> Data segment:
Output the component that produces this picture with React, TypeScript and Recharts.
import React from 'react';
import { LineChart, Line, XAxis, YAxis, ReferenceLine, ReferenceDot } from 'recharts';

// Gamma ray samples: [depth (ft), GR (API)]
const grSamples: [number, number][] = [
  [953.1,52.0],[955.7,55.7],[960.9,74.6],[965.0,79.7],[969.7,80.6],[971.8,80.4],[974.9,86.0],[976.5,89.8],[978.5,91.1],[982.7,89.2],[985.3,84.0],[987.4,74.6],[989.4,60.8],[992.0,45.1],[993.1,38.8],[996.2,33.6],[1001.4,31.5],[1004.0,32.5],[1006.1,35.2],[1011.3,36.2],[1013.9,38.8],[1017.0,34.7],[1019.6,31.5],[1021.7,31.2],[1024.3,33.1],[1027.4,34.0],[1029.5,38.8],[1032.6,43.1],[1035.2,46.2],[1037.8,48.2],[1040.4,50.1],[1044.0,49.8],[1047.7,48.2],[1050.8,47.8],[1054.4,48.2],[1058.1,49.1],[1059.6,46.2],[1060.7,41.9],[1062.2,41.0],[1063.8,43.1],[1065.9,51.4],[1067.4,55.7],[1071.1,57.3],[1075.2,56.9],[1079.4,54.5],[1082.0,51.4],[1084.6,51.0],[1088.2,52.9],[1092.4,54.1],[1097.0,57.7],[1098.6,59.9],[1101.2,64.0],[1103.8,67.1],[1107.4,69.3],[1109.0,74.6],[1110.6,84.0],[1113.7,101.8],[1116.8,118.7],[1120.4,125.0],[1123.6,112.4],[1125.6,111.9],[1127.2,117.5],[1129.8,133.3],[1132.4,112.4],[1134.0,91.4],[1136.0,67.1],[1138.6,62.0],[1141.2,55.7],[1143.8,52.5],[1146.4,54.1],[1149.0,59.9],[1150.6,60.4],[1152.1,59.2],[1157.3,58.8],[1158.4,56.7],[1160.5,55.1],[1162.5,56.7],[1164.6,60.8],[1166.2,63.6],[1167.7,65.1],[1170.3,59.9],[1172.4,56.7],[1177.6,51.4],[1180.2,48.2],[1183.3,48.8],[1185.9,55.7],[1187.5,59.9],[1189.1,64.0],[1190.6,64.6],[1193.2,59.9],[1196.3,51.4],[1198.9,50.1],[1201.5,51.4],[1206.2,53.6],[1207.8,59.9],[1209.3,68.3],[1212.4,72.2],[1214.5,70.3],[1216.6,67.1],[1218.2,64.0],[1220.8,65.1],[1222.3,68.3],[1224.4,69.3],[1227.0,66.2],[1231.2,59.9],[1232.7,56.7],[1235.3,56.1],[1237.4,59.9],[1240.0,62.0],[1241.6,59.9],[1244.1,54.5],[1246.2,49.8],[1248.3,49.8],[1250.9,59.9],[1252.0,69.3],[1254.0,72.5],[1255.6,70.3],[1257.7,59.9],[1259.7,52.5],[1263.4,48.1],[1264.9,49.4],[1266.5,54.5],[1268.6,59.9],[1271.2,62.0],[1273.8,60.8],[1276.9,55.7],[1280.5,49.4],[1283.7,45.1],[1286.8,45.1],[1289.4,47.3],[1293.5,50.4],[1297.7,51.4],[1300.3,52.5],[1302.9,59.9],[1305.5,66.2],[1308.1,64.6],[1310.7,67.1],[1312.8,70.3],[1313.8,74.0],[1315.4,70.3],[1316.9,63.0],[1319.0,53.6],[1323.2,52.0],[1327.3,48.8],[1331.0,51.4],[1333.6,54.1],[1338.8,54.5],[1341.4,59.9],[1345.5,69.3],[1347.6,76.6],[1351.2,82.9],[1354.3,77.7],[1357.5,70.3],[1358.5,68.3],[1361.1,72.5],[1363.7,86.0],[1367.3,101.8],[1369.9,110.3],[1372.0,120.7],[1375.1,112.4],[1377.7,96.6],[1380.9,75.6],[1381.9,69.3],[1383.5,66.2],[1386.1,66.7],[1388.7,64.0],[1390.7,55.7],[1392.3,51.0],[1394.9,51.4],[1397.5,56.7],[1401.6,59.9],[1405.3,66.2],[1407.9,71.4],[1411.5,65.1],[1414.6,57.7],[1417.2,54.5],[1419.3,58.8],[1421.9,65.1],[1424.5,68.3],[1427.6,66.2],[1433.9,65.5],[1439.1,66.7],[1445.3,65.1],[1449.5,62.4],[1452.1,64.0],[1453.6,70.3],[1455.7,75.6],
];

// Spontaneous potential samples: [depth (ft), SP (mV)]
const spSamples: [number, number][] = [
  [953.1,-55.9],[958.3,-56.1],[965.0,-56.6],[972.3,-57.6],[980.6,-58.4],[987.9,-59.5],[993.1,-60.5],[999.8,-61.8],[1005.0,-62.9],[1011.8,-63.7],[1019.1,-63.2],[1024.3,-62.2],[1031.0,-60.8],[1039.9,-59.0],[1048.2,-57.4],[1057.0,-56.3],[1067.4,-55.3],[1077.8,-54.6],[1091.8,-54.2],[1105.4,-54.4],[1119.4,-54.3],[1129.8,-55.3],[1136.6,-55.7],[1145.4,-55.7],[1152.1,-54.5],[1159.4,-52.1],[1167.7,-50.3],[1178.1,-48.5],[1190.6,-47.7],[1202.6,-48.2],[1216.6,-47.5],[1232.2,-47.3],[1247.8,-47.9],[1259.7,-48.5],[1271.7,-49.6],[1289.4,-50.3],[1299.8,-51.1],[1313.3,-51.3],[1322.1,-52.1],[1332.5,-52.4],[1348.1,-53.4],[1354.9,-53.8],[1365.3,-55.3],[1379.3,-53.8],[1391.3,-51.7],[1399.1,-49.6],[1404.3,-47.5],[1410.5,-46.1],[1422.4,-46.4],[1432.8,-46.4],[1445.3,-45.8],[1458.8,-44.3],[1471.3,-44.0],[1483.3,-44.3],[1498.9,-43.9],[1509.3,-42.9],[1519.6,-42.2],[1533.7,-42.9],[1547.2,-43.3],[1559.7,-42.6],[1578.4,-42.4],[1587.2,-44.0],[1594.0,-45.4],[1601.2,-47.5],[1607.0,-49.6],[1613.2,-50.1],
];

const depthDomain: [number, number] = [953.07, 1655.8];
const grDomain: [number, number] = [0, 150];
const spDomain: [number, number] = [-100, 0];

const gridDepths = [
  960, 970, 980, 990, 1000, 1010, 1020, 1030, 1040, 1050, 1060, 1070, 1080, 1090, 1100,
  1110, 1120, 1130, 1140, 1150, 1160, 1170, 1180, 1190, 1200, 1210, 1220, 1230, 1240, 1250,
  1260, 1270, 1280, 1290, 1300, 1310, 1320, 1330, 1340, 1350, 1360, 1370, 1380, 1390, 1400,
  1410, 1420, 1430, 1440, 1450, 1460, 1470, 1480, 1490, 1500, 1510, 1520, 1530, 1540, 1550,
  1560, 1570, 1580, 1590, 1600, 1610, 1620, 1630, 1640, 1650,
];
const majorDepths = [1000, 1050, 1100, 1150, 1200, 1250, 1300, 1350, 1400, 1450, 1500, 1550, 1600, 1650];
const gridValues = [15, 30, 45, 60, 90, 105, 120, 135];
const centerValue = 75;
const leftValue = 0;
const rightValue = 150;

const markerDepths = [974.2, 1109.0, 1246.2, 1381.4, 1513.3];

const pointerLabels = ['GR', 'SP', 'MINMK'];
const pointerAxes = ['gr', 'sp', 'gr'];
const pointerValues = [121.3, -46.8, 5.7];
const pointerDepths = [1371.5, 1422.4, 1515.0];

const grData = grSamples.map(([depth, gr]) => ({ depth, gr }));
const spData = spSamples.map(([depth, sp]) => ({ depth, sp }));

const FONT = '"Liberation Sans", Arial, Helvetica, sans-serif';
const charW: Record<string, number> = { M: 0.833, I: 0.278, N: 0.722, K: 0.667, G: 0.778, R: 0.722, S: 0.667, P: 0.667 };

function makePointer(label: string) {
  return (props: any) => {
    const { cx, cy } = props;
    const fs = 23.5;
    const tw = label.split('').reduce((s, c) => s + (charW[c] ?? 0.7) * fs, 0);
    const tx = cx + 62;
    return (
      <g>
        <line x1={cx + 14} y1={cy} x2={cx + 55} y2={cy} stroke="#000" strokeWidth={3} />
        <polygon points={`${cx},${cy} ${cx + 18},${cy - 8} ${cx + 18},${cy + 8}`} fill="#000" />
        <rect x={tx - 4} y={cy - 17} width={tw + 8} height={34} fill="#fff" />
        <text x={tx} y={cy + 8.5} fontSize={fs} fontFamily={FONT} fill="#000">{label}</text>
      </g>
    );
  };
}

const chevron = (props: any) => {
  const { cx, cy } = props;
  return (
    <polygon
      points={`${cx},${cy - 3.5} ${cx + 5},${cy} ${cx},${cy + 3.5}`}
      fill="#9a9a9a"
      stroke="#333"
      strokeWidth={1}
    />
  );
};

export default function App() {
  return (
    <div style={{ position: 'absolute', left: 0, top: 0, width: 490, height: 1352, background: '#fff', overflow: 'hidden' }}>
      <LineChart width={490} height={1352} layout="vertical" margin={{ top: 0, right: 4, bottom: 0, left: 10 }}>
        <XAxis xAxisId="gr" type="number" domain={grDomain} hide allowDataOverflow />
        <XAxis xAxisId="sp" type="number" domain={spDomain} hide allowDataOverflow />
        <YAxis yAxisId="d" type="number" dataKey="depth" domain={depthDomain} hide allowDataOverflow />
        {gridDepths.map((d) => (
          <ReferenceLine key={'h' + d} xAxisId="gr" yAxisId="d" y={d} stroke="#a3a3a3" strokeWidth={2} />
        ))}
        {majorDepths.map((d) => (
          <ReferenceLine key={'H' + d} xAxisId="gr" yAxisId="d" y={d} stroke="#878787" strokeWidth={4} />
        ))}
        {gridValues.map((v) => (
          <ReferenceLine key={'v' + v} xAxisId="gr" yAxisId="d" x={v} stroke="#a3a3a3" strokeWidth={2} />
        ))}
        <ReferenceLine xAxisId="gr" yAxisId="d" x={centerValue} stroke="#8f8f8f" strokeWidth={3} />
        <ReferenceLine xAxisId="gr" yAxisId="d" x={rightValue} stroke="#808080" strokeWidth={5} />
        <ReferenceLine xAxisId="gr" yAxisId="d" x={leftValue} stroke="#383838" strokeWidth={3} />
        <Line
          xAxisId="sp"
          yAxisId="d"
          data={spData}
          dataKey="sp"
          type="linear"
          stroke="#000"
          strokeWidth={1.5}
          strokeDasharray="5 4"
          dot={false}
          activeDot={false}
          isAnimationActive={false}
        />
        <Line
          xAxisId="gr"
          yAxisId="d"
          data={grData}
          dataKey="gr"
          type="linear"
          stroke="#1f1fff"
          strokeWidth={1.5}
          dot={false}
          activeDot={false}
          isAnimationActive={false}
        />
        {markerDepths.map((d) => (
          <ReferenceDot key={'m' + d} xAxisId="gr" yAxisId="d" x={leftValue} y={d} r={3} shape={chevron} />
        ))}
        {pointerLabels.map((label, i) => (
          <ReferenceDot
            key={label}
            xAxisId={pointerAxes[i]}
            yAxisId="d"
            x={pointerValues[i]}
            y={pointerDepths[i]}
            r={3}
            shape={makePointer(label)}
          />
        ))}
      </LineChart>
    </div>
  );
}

> Aim of the task: Set down, exactly as written, each line of the data from its opening line through the one containing "YAxis, ReferenceLine, ReferenceDot". Output nothing more.

> Solution to this problem:
Output the component that produces this picture with React, TypeScript and Recharts.
import React from 'react';
import { LineChart, Line, XAxis, YAxis, ReferenceLine, ReferenceDot } from 'recharts';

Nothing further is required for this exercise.